On May 6th, the Department of Homeland Security (DHS) announced two proposed rule changes in hopes to attract new investment and business to the United States. The proposals would extend employment authorization to spouses of certain H-1B workers and would remove obstacles to highly skilled workers remaining in the U.S.
Employment Authorization for Spouses of H-1B Workers
Under current regulations, employment authorization is not extended to dependents (known as H-4 nonimmigrants) of H-1B nonimmigrant workers. The proposed rule change would allow H-4 dependent spouses to seek employment authorization if the H-1B worker meets the following criteria:
- Is the beneficiary of an approved Form I-140, Immigrant Petition for Alien Worker; or
- Has been granted an extension of their authorized period of stay in the U.S. under the American Competitiveness in the Twenty-First Century Act of 2000 (AC21)
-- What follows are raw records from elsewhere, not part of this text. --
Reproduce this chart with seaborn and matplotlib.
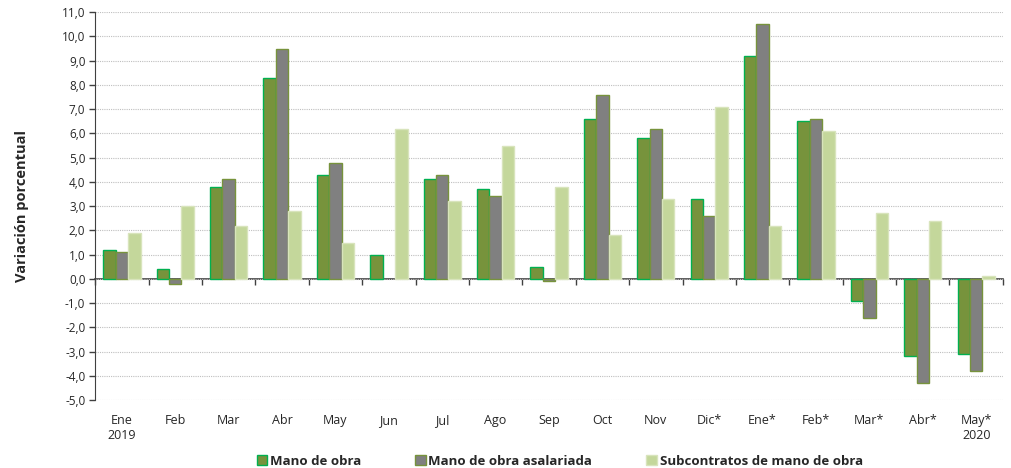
import pandas as pd
import numpy as np
import matplotlib.pyplot as plt
import seaborn as sns

meses = ['Ene\n2019', 'Feb', 'Mar', 'Abr', 'May', 'Jun', 'Jul', 'Ago', 'Sep', 'Oct',
         'Nov', 'Dic*', 'Ene*', 'Feb*', 'Mar*', 'Abr*', 'May*\n2020']
mano_obra = [1.2, 0.4, 3.8, 8.3, 4.3, 1.0, 4.1, 3.7, 0.5, 6.6, 5.8, 3.3, 9.2, 6.5, -0.9, -3.2, -3.1]
asalariada = [1.1, -0.2, 4.1, 9.5, 4.8, 0.0, 4.3, 3.4, -0.1, 7.6, 6.2, 2.6, 10.5, 6.6, -1.6, -4.3, -3.8]
subcontratos = [1.9, 3.0, 2.2, 2.8, 1.5, 6.2, 3.2, 5.5, 3.8, 1.8, 3.3, 7.1, 2.2, 6.1, 2.7, 2.4, 0.1]

series = ['Mano de obra', 'Mano de obra asalariada', 'Subcontratos de mano de obra']
colores = ['#77933C', '#808080', '#C4D79B']
bordes = ['#00B050', '#77933C', '#D8E4BC']

df = pd.DataFrame({'mes': meses * 3,
                   'serie': np.repeat(series, len(meses)),
                   'valor': mano_obra + asalariada + subcontratos})

sns.set_style('white')
plt.rcParams['font.family'] = ['Open Sans', 'DejaVu Sans']

fig = plt.figure(figsize=(10.12, 4.68), dpi=100)
ax = fig.add_axes([0.094, 0.145, 0.897, 0.829])

sns.barplot(data=df, x='mes', y='valor', hue='serie', palette=colores,
            width=0.7, gap=0, ax=ax, legend=False, saturation=1)

for cont, borde in zip(ax.containers, bordes):
    for bar in cont:
        bar.set_edgecolor(borde)
        bar.set_linewidth(1 if bar.get_height() != 0 else 0)

ax.set_ylim(-5, 11)
ax.set_xlim(-0.5, len(meses) - 0.5)
ax.set_yticks(np.arange(-5, 11.1, 1))
ax.set_yticklabels([f'{v:.1f}'.replace('.', ',') for v in np.arange(-5, 11.1, 1)], fontsize=8.5)
ax.yaxis.grid(True, color='#BFBFBF', linestyle=(0, (1, 1)), linewidth=0.8)
ax.set_axisbelow(True)
ax.tick_params(axis='y', length=4, width=1, color='#404040', pad=3, left=True)
ax.tick_params(axis='x', length=0, pad=10, labelsize=9)

for s in ['top', 'right', 'bottom']:
    ax.spines[s].set_visible(False)
ax.spines['left'].set_color('#404040')

# eje en cero con marcas entre meses
ax0 = ax.secondary_xaxis(5 / 16)
ax0.set_xticks(np.arange(-0.5, len(meses), 1))
ax0.set_xticklabels([])
ax0.tick_params(length=4, width=1, color='#404040', direction='out')
ax0.spines['bottom'].set_color('#404040')
ax0.spines['bottom'].set_linewidth(1.2)

ax.set_xlabel('')
ax.set_ylabel('Variación porcentual', fontsize=10.5, fontweight='bold', labelpad=24)

handles = [plt.Rectangle((0, 0), 1, 1, facecolor=c, edgecolor=b, linewidth=1)
           for c, b in zip(colores, bordes)]
fig.legend(handles, series, loc='lower center', ncol=3, frameon=False,
           bbox_to_anchor=(0.553, -0.025), prop={'weight': 'bold', 'size': 9.5},
           handlelength=0.8, handleheight=0.8, handletextpad=0.2, columnspacing=4.1)

fig.savefig('out.png', dpi=100)
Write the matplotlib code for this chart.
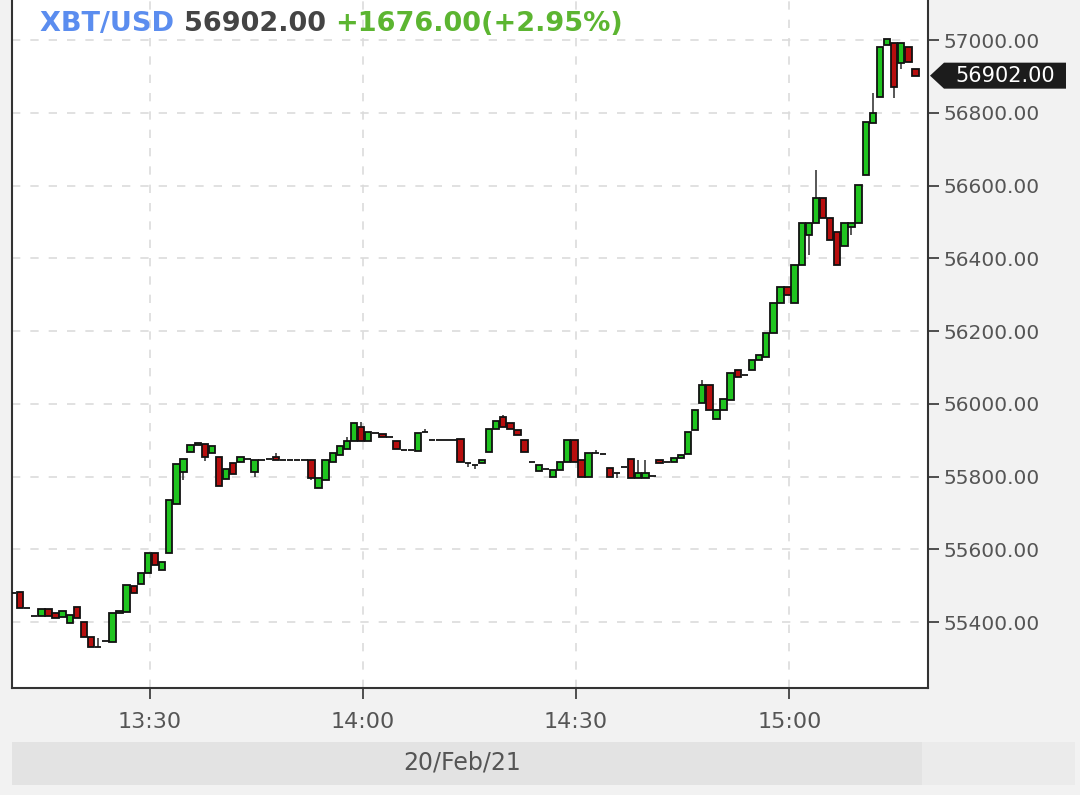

Removal of Certain Obstacles for Highly Skilled Workers
The second proposal would enhance opportunities for certain groups of highly skilled workers by removing obstacles to their remaining in the U.S.
Specifically, the new proposal would do the following:
- Update the regulations to include nonimmigrant high-skilled specialty occupation professionals from Chile and Singapore (H-1B1) and from Australia (E-3) in the list of classes of aliens authorized for employment incident to status with a specific employer.
- Clarify that H-1B1 and principal E-3 nonimmigrants are allowed to work without having to separately apply to DHS for employment authorization.
- Allow E-3, H-1B1 and CW-1 nonimmigrant workers up to 240 days of continued work authorization beyond the expiration date noted on their Form I-94, Arrival Departure Record, while the extension request is pending.